§ **Your goal**
Return each line of the data below exactly, omitting any pictures.

+++

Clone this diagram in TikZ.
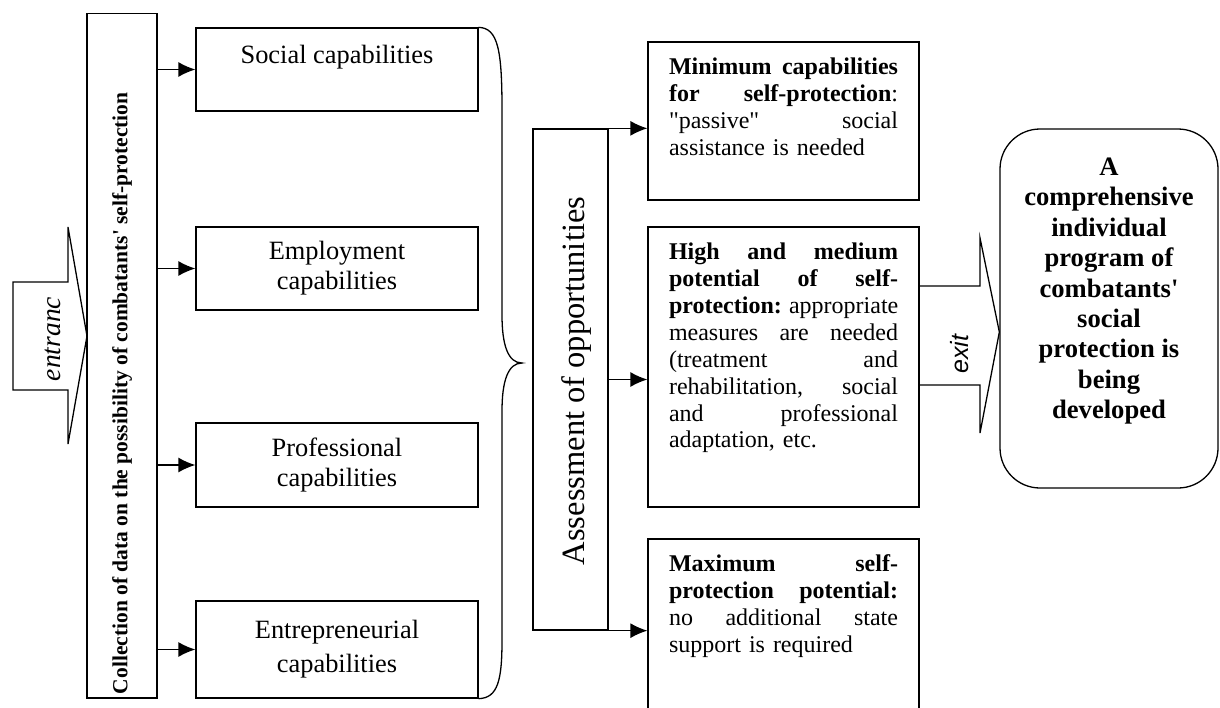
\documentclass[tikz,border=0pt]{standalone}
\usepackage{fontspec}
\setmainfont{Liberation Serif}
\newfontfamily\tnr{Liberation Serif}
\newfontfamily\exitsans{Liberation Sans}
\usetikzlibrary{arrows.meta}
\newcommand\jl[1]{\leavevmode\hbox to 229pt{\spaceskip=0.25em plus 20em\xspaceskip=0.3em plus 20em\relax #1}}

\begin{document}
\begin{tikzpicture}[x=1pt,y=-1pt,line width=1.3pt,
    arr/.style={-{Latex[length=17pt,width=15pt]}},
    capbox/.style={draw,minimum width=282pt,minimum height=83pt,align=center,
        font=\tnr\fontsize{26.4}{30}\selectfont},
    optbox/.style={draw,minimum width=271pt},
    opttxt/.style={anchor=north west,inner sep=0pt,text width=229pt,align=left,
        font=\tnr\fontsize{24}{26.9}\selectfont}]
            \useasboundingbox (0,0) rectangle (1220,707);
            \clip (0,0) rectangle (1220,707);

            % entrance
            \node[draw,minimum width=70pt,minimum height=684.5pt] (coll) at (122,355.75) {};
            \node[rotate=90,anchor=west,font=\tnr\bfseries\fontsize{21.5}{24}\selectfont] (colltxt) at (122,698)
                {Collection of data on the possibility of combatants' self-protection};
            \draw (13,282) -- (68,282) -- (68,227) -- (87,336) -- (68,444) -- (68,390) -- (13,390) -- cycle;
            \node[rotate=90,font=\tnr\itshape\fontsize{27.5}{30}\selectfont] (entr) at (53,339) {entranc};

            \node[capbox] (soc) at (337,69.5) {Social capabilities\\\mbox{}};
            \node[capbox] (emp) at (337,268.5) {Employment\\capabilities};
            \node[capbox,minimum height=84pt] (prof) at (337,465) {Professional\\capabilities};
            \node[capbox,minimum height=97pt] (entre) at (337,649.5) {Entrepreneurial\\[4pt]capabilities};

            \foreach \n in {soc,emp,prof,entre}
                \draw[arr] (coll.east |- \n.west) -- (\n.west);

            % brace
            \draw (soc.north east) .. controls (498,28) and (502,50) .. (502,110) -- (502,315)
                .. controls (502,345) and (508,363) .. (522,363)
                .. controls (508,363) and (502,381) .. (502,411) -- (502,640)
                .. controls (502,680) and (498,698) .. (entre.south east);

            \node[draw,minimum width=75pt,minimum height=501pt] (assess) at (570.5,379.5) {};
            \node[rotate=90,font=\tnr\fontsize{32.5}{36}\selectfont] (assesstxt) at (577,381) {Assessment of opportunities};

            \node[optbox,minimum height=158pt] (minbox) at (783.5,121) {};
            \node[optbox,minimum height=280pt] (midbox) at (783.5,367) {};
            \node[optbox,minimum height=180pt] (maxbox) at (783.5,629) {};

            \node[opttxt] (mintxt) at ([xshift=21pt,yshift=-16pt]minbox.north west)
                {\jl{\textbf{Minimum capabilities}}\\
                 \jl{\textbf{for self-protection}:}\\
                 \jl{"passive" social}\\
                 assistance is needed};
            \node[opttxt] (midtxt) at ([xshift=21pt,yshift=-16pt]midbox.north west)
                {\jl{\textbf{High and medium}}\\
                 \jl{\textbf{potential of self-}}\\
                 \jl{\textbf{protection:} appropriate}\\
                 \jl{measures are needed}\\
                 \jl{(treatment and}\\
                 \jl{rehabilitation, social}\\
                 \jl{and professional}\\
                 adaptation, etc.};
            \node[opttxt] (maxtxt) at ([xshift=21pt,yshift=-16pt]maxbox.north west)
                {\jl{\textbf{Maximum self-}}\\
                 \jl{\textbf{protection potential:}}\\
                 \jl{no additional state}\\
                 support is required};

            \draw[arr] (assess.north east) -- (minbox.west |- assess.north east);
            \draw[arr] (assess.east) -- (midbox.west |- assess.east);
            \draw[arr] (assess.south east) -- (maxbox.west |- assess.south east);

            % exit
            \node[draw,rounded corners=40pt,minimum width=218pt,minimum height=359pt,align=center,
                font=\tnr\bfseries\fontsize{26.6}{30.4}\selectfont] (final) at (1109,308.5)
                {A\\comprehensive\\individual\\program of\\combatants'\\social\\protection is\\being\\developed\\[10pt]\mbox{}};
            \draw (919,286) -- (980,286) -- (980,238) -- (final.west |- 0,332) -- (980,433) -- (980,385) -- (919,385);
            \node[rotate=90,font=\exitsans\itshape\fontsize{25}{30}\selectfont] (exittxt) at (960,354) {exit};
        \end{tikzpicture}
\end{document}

+++

§ **Result of this exercise**
Clone this diagram in TikZ.
\documentclass[tikz,border=0pt]{standalone}
\usepackage{fontspec}
\setmainfont{Liberation Serif}
\newfontfamily\tnr{Liberation Serif}
\newfontfamily\exitsans{Liberation Sans}
\usetikzlibrary{arrows.meta}
\newcommand\jl[1]{\leavevmode\hbox to 229pt{\spaceskip=0.25em plus 20em\xspaceskip=0.3em plus 20em\relax #1}}

\begin{document}
\begin{tikzpicture}[x=1pt,y=-1pt,line width=1.3pt,
    arr/.style={-{Latex[length=17pt,width=15pt]}},
    capbox/.style={draw,minimum width=282pt,minimum height=83pt,align=center,
        font=\tnr\fontsize{26.4}{30}\selectfont},
    optbox/.style={draw,minimum width=271pt},
    opttxt/.style={anchor=north west,inner sep=0pt,text width=229pt,align=left,
        font=\tnr\fontsize{24}{26.9}\selectfont}]
            \useasboundingbox (0,0) rectangle (1220,707);
            \clip (0,0) rectangle (1220,707);

            % entrance
            \node[draw,minimum width=70pt,minimum height=684.5pt] (coll) at (122,355.75) {};
            \node[rotate=90,anchor=west,font=\tnr\bfseries\fontsize{21.5}{24}\selectfont] (colltxt) at (122,698)
                {Collection of data on the possibility of combatants' self-protection};
            \draw (13,282) -- (68,282) -- (68,227) -- (87,336) -- (68,444) -- (68,390) -- (13,390) -- cycle;
            \node[rotate=90,font=\tnr\itshape\fontsize{27.5}{30}\selectfont] (entr) at (53,339) {entranc};

            \node[capbox] (soc) at (337,69.5) {Social capabilities\\\mbox{}};
            \node[capbox] (emp) at (337,268.5) {Employment\\capabilities};
            \node[capbox,minimum height=84pt] (prof) at (337,465) {Professional\\capabilities};
            \node[capbox,minimum height=97pt] (entre) at (337,649.5) {Entrepreneurial\\[4pt]capabilities};

            \foreach \n in {soc,emp,prof,entre}
                \draw[arr] (coll.east |- \n.west) -- (\n.west);

            % brace
            \draw (soc.north east) .. controls (498,28) and (502,50) .. (502,110) -- (502,315)
                .. controls (502,345) and (508,363) .. (522,363)
                .. controls (508,363) and (502,381) .. (502,411) -- (502,640)
                .. controls (502,680) and (498,698) .. (entre.south east);

            \node[draw,minimum width=75pt,minimum height=501pt] (assess) at (570.5,379.5) {};
            \node[rotate=90,font=\tnr\fontsize{32.5}{36}\selectfont] (assesstxt) at (577,381) {Assessment of opportunities};

            \node[optbox,minimum height=158pt] (minbox) at (783.5,121) {};
            \node[optbox,minimum height=280pt] (midbox) at (783.5,367) {};
            \node[optbox,minimum height=180pt] (maxbox) at (783.5,629) {};

            \node[opttxt] (mintxt) at ([xshift=21pt,yshift=-16pt]minbox.north west)
                {\jl{\textbf{Minimum capabilities}}\\
                 \jl{\textbf{for self-protection}:}\\
                 \jl{"passive" social}\\
                 assistance is needed};
            \node[opttxt] (midtxt) at ([xshift=21pt,yshift=-16pt]midbox.north west)
                {\jl{\textbf{High and medium}}\\
                 \jl{\textbf{potential of self-}}\\
                 \jl{\textbf{protection:} appropriate}\\
                 \jl{measures are needed}\\
                 \jl{(treatment and}\\
                 \jl{rehabilitation, social}\\
                 \jl{and professional}\\
                 adaptation, etc.};
            \node[opttxt] (maxtxt) at ([xshift=21pt,yshift=-16pt]maxbox.north west)
                {\jl{\textbf{Maximum self-}}\\
                 \jl{\textbf{protection potential:}}\\
                 \jl{no additional state}\\
                 support is required};

            \draw[arr] (assess.north east) -- (minbox.west |- assess.north east);
            \draw[arr] (assess.east) -- (midbox.west |- assess.east);
            \draw[arr] (assess.south east) -- (maxbox.west |- assess.south east);

            % exit
            \node[draw,rounded corners=40pt,minimum width=218pt,minimum height=359pt,align=center,
                font=\tnr\bfseries\fontsize{26.6}{30.4}\selectfont] (final) at (1109,308.5)
                {A\\comprehensive\\individual\\program of\\combatants'\\social\\protection is\\being\\developed\\[10pt]\mbox{}};
            \draw (919,286) -- (980,286) -- (980,238) -- (final.west |- 0,332) -- (980,433) -- (980,385) -- (919,385);
            \node[rotate=90,font=\exitsans\itshape\fontsize{25}{30}\selectfont] (exittxt) at (960,354) {exit};
        \end{tikzpicture}
\end{document}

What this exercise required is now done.